The exercise - Will you write out the data exactly, excluding every picture?

□ □ □ □

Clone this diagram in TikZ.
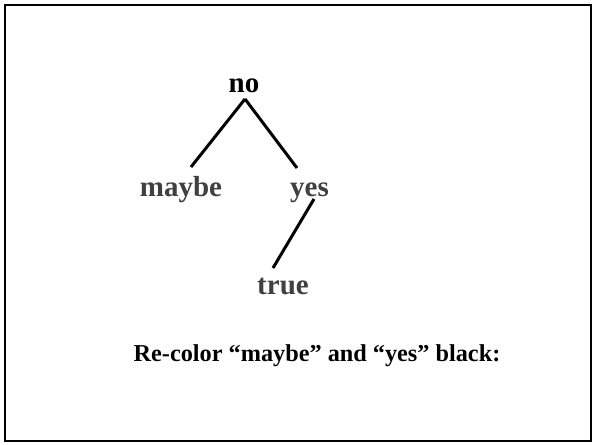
\documentclass[tikz,border=0pt]{standalone}
\usepackage{fontspec}
\setmainfont{Liberation Serif}
\usepackage{tikz}
\usetikzlibrary{calc}
\definecolor{leafgray}{RGB}{64,64,64}
\definecolor{mydark}{RGB}{0,0,0}
\tikzset{
  label/.style={anchor=base, inner sep=0pt, font=\fontsize{21.75}{26}\selectfont\bfseries},
  rootlabel/.style={label, text=mydark},
  leaflabel/.style={label, text=leafgray},
  caption/.style={anchor=base, inner sep=0pt, font=\fontsize{18.2}{22}\selectfont\bfseries, text=mydark},
  branch/.style={line width=2.25pt, color=mydark},
  frame/.style={line width=1.5pt, color=mydark}
}
\begin{document}
\begin{tikzpicture}[x=0.75pt, y=0.75pt]
  \useasboundingbox (0,0) rectangle (594,445);
  \draw[frame] (5,4) rectangle (591,440);

  % tree labels
  \node[rootlabel] (no)    at (244,352)   {no};
  \node[leaflabel] (maybe) at (181,248)   {maybe};
  \node[leaflabel] (yes)   at (309.5,248) {yes};
  \node[leaflabel] (true)  at (283,150)   {true};

  % branches
  \draw[branch] ($(no.base)+(1,-6)$)   -- ($(maybe.base)+(10,30)$);
  \draw[branch] ($(no.base)+(1,-6)$)   -- ($(yes.base)+(-12.5,29)$);
  \draw[branch] ($(yes.base)+(4.5,-2)$) -- ($(true.base)+(-10,27)$);

  \node[caption] (recolor) at (317,83) {Re-color “maybe” and “yes” black:};
\end{tikzpicture}
\end{document}
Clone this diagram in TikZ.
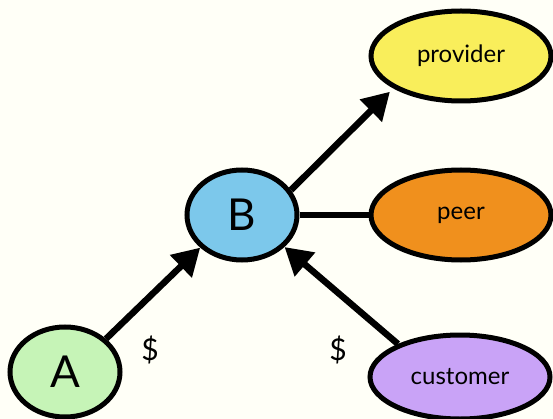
\documentclass[tikz,border=0pt]{standalone}
\usepackage{fontspec}
\setmainfont{Lato}
\usetikzlibrary{shapes.geometric,arrows.meta}
\definecolor{bgc}{HTML}{FFFFF7}
\definecolor{ca}{HTML}{C6F4B7}
\definecolor{cb}{HTML}{7CC8EB}
\definecolor{cprov}{HTML}{F9EE5B}
\definecolor{cpeer}{HTML}{F0901D}
\definecolor{ccust}{HTML}{C9A3F7}
\tikzset{
  ell/.style={ellipse, draw=black, line width=5pt, inner sep=0pt},
  small/.style={ell, minimum width=110pt, minimum height=90pt, font=\fontsize{44}{44}\selectfont},
  big/.style={ell, minimum width=180pt, minimum height=90pt, font=\fontsize{24}{24}\selectfont},
  conn/.style={line width=6.5pt},
  arr/.style={conn, -{Triangle[length=27pt,width=30pt]}},
  dollar/.style={font=\fontsize{30}{30}\selectfont}
}
\begin{document}
\begin{tikzpicture}[x=1pt,y=-1pt]
\fill[bgc] (0,0) rectangle (553,419);
\useasboundingbox (0,0) rectangle (553,419);
\node[small, fill=ca] (A) at (65,372) {A};
\node[small, fill=cb] (B) at (242,215) {B};
\node[big, fill=cprov] (prov) at (461,56) {provider};
\node[big, fill=cpeer] (peer) at (461,215) {peer};
\node[big, fill=ccust, minimum height=84pt] (cust) at (460,377) {customer};
\draw[arr] (A.39) -- (B.218);
\draw[arr] (B.27) -- ([shift={(-4pt,-3pt)}]prov.206);
\draw[conn] (B.east) -- (peer.west);
\draw[arr] (cust.152) -- (B.323);
\node[dollar] (d1) at (150,350) {\$};
\node[dollar] (d2) at (338,350) {\$};
\end{tikzpicture}
\end{document}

□ □ □ □

Problem solution -
Clone this diagram in TikZ.
\documentclass[tikz,border=0pt]{standalone}
\usepackage{fontspec}
\setmainfont{Liberation Serif}
\usepackage{tikz}
\usetikzlibrary{calc}
\definecolor{leafgray}{RGB}{64,64,64}
\definecolor{mydark}{RGB}{0,0,0}
\tikzset{
  label/.style={anchor=base, inner sep=0pt, font=\fontsize{21.75}{26}\selectfont\bfseries},
  rootlabel/.style={label, text=mydark},
  leaflabel/.style={label, text=leafgray},
  caption/.style={anchor=base, inner sep=0pt, font=\fontsize{18.2}{22}\selectfont\bfseries, text=mydark},
  branch/.style={line width=2.25pt, color=mydark},
  frame/.style={line width=1.5pt, color=mydark}
}
\begin{document}
\begin{tikzpicture}[x=0.75pt, y=0.75pt]
  \useasboundingbox (0,0) rectangle (594,445);
  \draw[frame] (5,4) rectangle (591,440);

  % tree labels
  \node[rootlabel] (no)    at (244,352)   {no};
  \node[leaflabel] (maybe) at (181,248)   {maybe};
  \node[leaflabel] (yes)   at (309.5,248) {yes};
  \node[leaflabel] (true)  at (283,150)   {true};

  % branches
  \draw[branch] ($(no.base)+(1,-6)$)   -- ($(maybe.base)+(10,30)$);
  \draw[branch] ($(no.base)+(1,-6)$)   -- ($(yes.base)+(-12.5,29)$);
  \draw[branch] ($(yes.base)+(4.5,-2)$) -- ($(true.base)+(-10,27)$);

  \node[caption] (recolor) at (317,83) {Re-color “maybe” and “yes” black:};
\end{tikzpicture}
\end{document}
Clone this diagram in TikZ.
\documentclass[tikz,border=0pt]{standalone}
\usepackage{fontspec}
\setmainfont{Lato}
\usetikzlibrary{shapes.geometric,arrows.meta}
\definecolor{bgc}{HTML}{FFFFF7}
\definecolor{ca}{HTML}{C6F4B7}
\definecolor{cb}{HTML}{7CC8EB}
\definecolor{cprov}{HTML}{F9EE5B}
\definecolor{cpeer}{HTML}{F0901D}
\definecolor{ccust}{HTML}{C9A3F7}
\tikzset{
  ell/.style={ellipse, draw=black, line width=5pt, inner sep=0pt},
  small/.style={ell, minimum width=110pt, minimum height=90pt, font=\fontsize{44}{44}\selectfont},
  big/.style={ell, minimum width=180pt, minimum height=90pt, font=\fontsize{24}{24}\selectfont},
  conn/.style={line width=6.5pt},
  arr/.style={conn, -{Triangle[length=27pt,width=30pt]}},
  dollar/.style={font=\fontsize{30}{30}\selectfont}
}
\begin{document}
\begin{tikzpicture}[x=1pt,y=-1pt]
\fill[bgc] (0,0) rectangle (553,419);
\useasboundingbox (0,0) rectangle (553,419);
\node[small, fill=ca] (A) at (65,372) {A};
\node[small, fill=cb] (B) at (242,215) {B};
\node[big, fill=cprov] (prov) at (461,56) {provider};
\node[big, fill=cpeer] (peer) at (461,215) {peer};
\node[big, fill=ccust, minimum height=84pt] (cust) at (460,377) {customer};
\draw[arr] (A.39) -- (B.218);
\draw[arr] (B.27) -- ([shift={(-4pt,-3pt)}]prov.206);
\draw[conn] (B.east) -- (peer.west);
\draw[arr] (cust.152) -- (B.323);
\node[dollar] (d1) at (150,350) {\$};
\node[dollar] (d2) at (338,350) {\$};
\end{tikzpicture}
\end{document}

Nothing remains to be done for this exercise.